The question that remains is how do you erase an SSD if wiping isn’t a reliable solution. A group of engineers published a study regarding this subject in 2011. According to their study, none of the available software techniques for sanitizing individual files were effective. To remedy this problem, they described and evaluated three simple extensions to an existing FTL that make file sanitization fast and effective.
Overall, they concluded that the increased complexity of SSDs relative to hard drives requires that SSDs provide verifiable sanitization operations.
Reliably Erasing Data From Flash-Based Solid State Drives Michael Wei, Laura M. Grupp, Frederick E. Spada, Steven Swanson – 2011 https://www.usenix.org/legacy/events/fast11/tech/full_papers/Wei.pdf |
It used to be possible to do a chip-off on an SSD in order to access these fragments of data. But since all modern SSDs store, their data encrypted it’s nearly impossible to retrieve data from the flash chips with a chip-off. The fact is that SSDs are quite complex and each manufacturer differs from the other meaning there is no single answer to the question if recovery is possible if you wipe a file on an SSD.

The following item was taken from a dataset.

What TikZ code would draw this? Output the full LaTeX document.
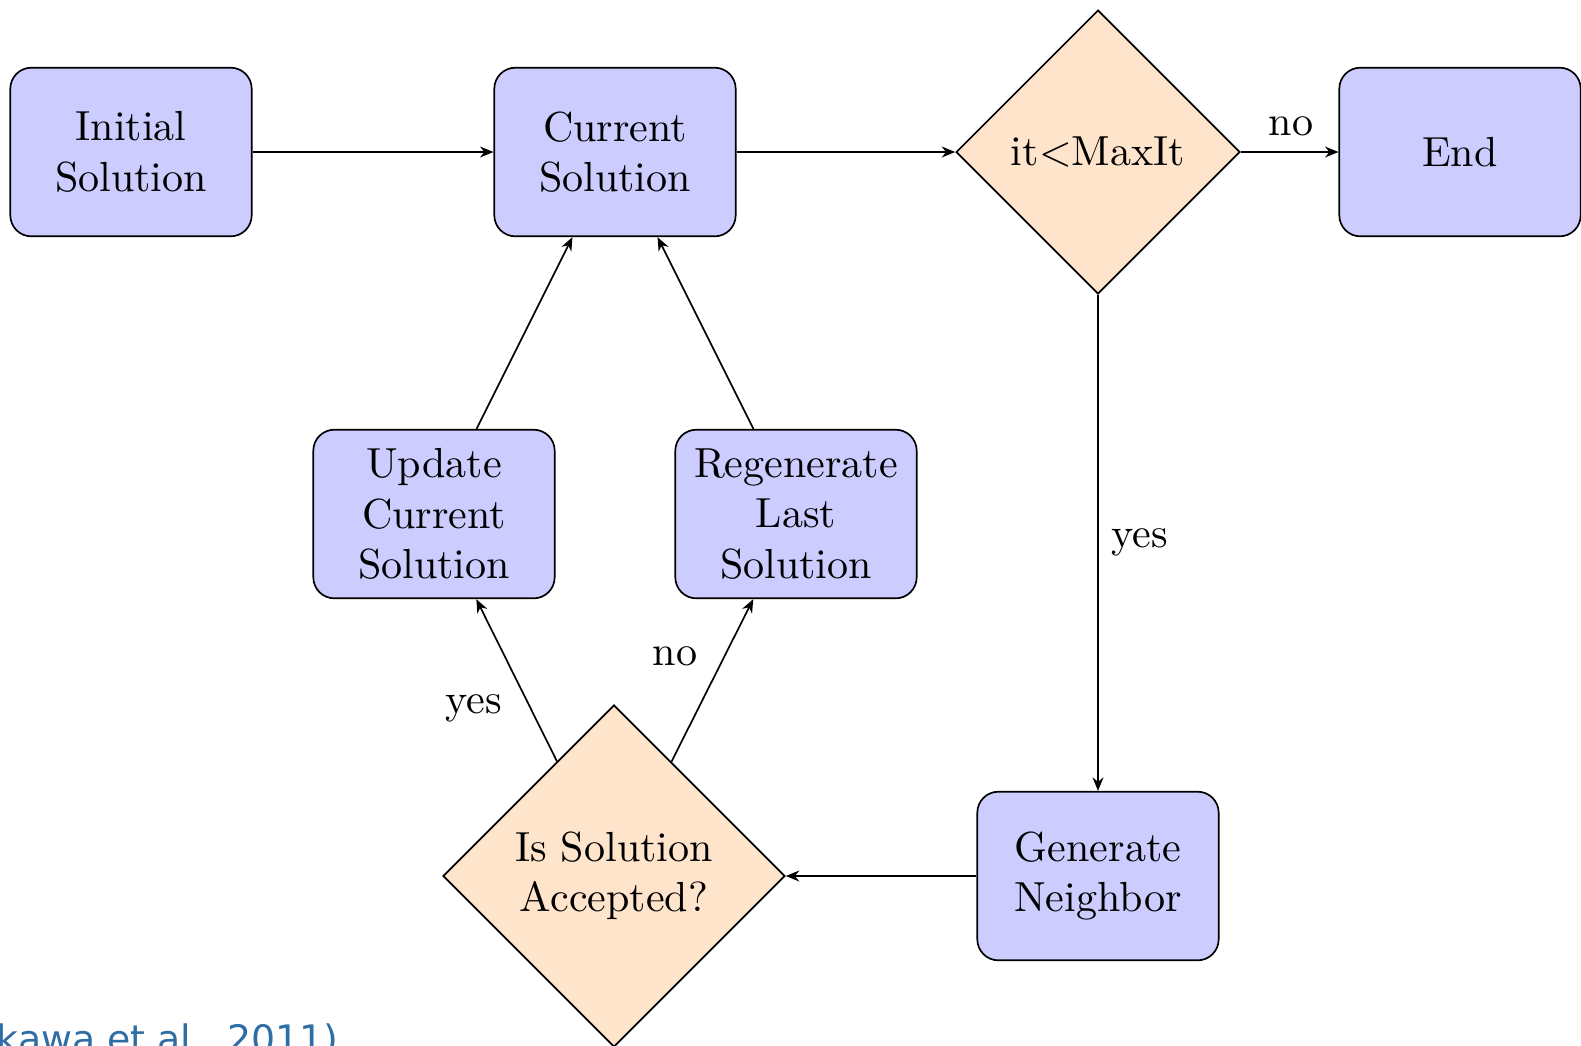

The bottom line is that recovery on an HDD is quite possible if the file has been deleted, but near to impossible if the file has been wiped. On an SSD it’s hard to tell because of its complex inner workings, but if everything works correctly it won’t be possible to recover a file when it’s deleted
Summary
The difference between deleting a file and wiping a file on a hard drive is simple. When deleting a file the data remains on the drive while wiping a file overwrite the data with (random) other data destroying the original data. When looking at the differences between traditional hard disk drives (HDD) and solid state drives (SSD) it becomes clear that the same does not apply to SSDs. Because of the characteristics of an SSD deleting a file will already destroy it while wiping a file does not have the same effect as it has on a HDD.